(Some records)
========================================

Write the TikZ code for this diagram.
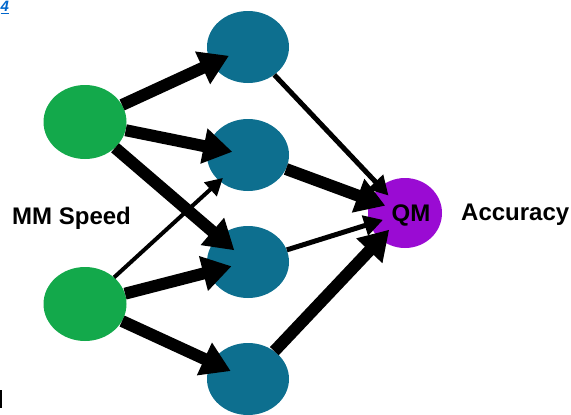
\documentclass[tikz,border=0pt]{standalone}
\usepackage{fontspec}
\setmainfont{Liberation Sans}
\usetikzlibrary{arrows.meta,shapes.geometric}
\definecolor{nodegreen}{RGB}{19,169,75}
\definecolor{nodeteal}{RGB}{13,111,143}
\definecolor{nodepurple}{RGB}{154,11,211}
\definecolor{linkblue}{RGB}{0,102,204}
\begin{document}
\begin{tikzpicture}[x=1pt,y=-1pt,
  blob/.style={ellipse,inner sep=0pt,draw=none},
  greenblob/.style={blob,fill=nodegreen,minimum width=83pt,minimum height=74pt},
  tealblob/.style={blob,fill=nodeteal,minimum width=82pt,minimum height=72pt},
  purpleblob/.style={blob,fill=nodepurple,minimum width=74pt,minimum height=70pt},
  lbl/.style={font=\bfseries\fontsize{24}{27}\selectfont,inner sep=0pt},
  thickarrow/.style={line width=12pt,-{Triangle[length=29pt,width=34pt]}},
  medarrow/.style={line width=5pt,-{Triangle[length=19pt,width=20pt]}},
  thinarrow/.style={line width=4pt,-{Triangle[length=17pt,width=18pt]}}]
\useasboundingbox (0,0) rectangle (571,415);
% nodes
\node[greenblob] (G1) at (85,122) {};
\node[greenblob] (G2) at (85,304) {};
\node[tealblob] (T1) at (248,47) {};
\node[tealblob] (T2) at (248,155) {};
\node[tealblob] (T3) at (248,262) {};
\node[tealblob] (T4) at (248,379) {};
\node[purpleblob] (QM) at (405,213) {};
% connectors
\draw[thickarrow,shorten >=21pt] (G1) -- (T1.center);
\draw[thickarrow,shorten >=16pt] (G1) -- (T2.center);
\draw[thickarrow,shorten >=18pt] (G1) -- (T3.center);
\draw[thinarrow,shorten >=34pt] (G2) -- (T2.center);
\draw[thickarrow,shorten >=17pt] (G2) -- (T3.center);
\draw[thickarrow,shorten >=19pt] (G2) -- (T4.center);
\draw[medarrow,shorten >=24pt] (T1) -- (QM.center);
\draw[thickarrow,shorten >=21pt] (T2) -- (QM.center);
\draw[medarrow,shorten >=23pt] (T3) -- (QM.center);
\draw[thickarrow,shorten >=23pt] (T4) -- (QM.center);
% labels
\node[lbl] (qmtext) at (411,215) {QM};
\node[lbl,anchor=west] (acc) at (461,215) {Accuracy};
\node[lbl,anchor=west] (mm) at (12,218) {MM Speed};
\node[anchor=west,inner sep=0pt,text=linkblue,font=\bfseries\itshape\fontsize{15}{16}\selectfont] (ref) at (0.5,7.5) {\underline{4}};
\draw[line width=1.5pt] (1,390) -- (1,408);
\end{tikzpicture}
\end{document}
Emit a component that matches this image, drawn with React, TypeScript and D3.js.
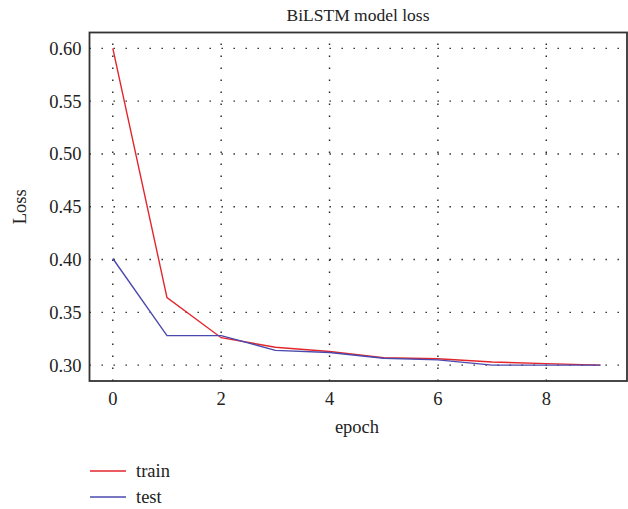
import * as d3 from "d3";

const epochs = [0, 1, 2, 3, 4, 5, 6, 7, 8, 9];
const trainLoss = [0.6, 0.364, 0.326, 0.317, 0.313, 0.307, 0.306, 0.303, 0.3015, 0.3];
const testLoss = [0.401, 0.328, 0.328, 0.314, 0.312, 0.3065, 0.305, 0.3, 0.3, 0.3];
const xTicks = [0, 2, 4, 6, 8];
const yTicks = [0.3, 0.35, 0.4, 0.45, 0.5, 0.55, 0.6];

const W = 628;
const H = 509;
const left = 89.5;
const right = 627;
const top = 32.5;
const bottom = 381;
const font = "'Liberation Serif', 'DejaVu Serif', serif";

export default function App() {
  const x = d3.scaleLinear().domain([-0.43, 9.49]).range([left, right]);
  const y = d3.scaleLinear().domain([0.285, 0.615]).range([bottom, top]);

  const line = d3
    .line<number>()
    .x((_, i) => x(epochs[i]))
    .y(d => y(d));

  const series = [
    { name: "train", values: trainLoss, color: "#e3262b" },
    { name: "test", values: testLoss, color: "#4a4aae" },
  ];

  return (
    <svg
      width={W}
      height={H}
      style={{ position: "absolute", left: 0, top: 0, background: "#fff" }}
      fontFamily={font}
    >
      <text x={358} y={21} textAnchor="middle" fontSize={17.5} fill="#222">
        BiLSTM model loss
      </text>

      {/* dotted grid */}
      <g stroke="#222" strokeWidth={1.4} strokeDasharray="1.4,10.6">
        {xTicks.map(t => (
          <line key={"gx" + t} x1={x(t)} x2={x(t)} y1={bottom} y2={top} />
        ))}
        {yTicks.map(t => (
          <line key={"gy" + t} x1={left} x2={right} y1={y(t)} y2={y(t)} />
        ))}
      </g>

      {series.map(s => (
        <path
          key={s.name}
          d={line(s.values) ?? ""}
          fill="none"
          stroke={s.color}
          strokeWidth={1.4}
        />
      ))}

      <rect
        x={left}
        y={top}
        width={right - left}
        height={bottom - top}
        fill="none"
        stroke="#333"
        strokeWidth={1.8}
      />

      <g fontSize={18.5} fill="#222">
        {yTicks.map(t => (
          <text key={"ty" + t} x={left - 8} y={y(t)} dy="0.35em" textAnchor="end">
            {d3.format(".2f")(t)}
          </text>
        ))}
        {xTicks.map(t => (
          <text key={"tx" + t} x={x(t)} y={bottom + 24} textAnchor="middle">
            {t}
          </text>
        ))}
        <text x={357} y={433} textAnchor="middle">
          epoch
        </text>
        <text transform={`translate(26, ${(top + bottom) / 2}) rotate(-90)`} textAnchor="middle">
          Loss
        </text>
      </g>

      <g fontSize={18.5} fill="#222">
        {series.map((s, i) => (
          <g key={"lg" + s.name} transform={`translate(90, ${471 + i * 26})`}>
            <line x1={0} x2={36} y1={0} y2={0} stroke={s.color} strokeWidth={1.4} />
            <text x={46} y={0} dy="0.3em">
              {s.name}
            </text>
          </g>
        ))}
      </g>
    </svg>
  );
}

========================================

▶ **Goal**: Every entry must be reproduced exactly, with the images left out.

▶ **Solution**:
Write the TikZ code for this diagram.
\documentclass[tikz,border=0pt]{standalone}
\usepackage{fontspec}
\setmainfont{Liberation Sans}
\usetikzlibrary{arrows.meta,shapes.geometric}
\definecolor{nodegreen}{RGB}{19,169,75}
\definecolor{nodeteal}{RGB}{13,111,143}
\definecolor{nodepurple}{RGB}{154,11,211}
\definecolor{linkblue}{RGB}{0,102,204}
\begin{document}
\begin{tikzpicture}[x=1pt,y=-1pt,
  blob/.style={ellipse,inner sep=0pt,draw=none},
  greenblob/.style={blob,fill=nodegreen,minimum width=83pt,minimum height=74pt},
  tealblob/.style={blob,fill=nodeteal,minimum width=82pt,minimum height=72pt},
  purpleblob/.style={blob,fill=nodepurple,minimum width=74pt,minimum height=70pt},
  lbl/.style={font=\bfseries\fontsize{24}{27}\selectfont,inner sep=0pt},
  thickarrow/.style={line width=12pt,-{Triangle[length=29pt,width=34pt]}},
  medarrow/.style={line width=5pt,-{Triangle[length=19pt,width=20pt]}},
  thinarrow/.style={line width=4pt,-{Triangle[length=17pt,width=18pt]}}]
\useasboundingbox (0,0) rectangle (571,415);
% nodes
\node[greenblob] (G1) at (85,122) {};
\node[greenblob] (G2) at (85,304) {};
\node[tealblob] (T1) at (248,47) {};
\node[tealblob] (T2) at (248,155) {};
\node[tealblob] (T3) at (248,262) {};
\node[tealblob] (T4) at (248,379) {};
\node[purpleblob] (QM) at (405,213) {};
% connectors
\draw[thickarrow,shorten >=21pt] (G1) -- (T1.center);
\draw[thickarrow,shorten >=16pt] (G1) -- (T2.center);
\draw[thickarrow,shorten >=18pt] (G1) -- (T3.center);
\draw[thinarrow,shorten >=34pt] (G2) -- (T2.center);
\draw[thickarrow,shorten >=17pt] (G2) -- (T3.center);
\draw[thickarrow,shorten >=19pt] (G2) -- (T4.center);
\draw[medarrow,shorten >=24pt] (T1) -- (QM.center);
\draw[thickarrow,shorten >=21pt] (T2) -- (QM.center);
\draw[medarrow,shorten >=23pt] (T3) -- (QM.center);
\draw[thickarrow,shorten >=23pt] (T4) -- (QM.center);
% labels
\node[lbl] (qmtext) at (411,215) {QM};
\node[lbl,anchor=west] (acc) at (461,215) {Accuracy};
\node[lbl,anchor=west] (mm) at (12,218) {MM Speed};
\node[anchor=west,inner sep=0pt,text=linkblue,font=\bfseries\itshape\fontsize{15}{16}\selectfont] (ref) at (0.5,7.5) {\underline{4}};
\draw[line width=1.5pt] (1,390) -- (1,408);
\end{tikzpicture}
\end{document}
Emit a component that matches this image, drawn with React, TypeScript and D3.js.
import * as d3 from "d3";

const epochs = [0, 1, 2, 3, 4, 5, 6, 7, 8, 9];
const trainLoss = [0.6, 0.364, 0.326, 0.317, 0.313, 0.307, 0.306, 0.303, 0.3015, 0.3];
const testLoss = [0.401, 0.328, 0.328, 0.314, 0.312, 0.3065, 0.305, 0.3, 0.3, 0.3];
const xTicks = [0, 2, 4, 6, 8];
const yTicks = [0.3, 0.35, 0.4, 0.45, 0.5, 0.55, 0.6];

const W = 628;
const H = 509;
const left = 89.5;
const right = 627;
const top = 32.5;
const bottom = 381;
const font = "'Liberation Serif', 'DejaVu Serif', serif";

export default function App() {
  const x = d3.scaleLinear().domain([-0.43, 9.49]).range([left, right]);
  const y = d3.scaleLinear().domain([0.285, 0.615]).range([bottom, top]);

  const line = d3
    .line<number>()
    .x((_, i) => x(epochs[i]))
    .y(d => y(d));

  const series = [
    { name: "train", values: trainLoss, color: "#e3262b" },
    { name: "test", values: testLoss, color: "#4a4aae" },
  ];

  return (
    <svg
      width={W}
      height={H}
      style={{ position: "absolute", left: 0, top: 0, background: "#fff" }}
      fontFamily={font}
    >
      <text x={358} y={21} textAnchor="middle" fontSize={17.5} fill="#222">
        BiLSTM model loss
      </text>

      {/* dotted grid */}
      <g stroke="#222" strokeWidth={1.4} strokeDasharray="1.4,10.6">
        {xTicks.map(t => (
          <line key={"gx" + t} x1={x(t)} x2={x(t)} y1={bottom} y2={top} />
        ))}
        {yTicks.map(t => (
          <line key={"gy" + t} x1={left} x2={right} y1={y(t)} y2={y(t)} />
        ))}
      </g>

      {series.map(s => (
        <path
          key={s.name}
          d={line(s.values) ?? ""}
          fill="none"
          stroke={s.color}
          strokeWidth={1.4}
        />
      ))}

      <rect
        x={left}
        y={top}
        width={right - left}
        height={bottom - top}
        fill="none"
        stroke="#333"
        strokeWidth={1.8}
      />

      <g fontSize={18.5} fill="#222">
        {yTicks.map(t => (
          <text key={"ty" + t} x={left - 8} y={y(t)} dy="0.35em" textAnchor="end">
            {d3.format(".2f")(t)}
          </text>
        ))}
        {xTicks.map(t => (
          <text key={"tx" + t} x={x(t)} y={bottom + 24} textAnchor="middle">
            {t}
          </text>
        ))}
        <text x={357} y={433} textAnchor="middle">
          epoch
        </text>
        <text transform={`translate(26, ${(top + bottom) / 2}) rotate(-90)`} textAnchor="middle">
          Loss
        </text>
      </g>

      <g fontSize={18.5} fill="#222">
        {series.map((s, i) => (
          <g key={"lg" + s.name} transform={`translate(90, ${471 + i * 26})`}>
            <line x1={0} x2={36} y1={0} y2={0} stroke={s.color} strokeWidth={1.4} />
            <text x={46} y={0} dy="0.3em">
              {s.name}
            </text>
          </g>
        ))}
      </g>
    </svg>
  );
}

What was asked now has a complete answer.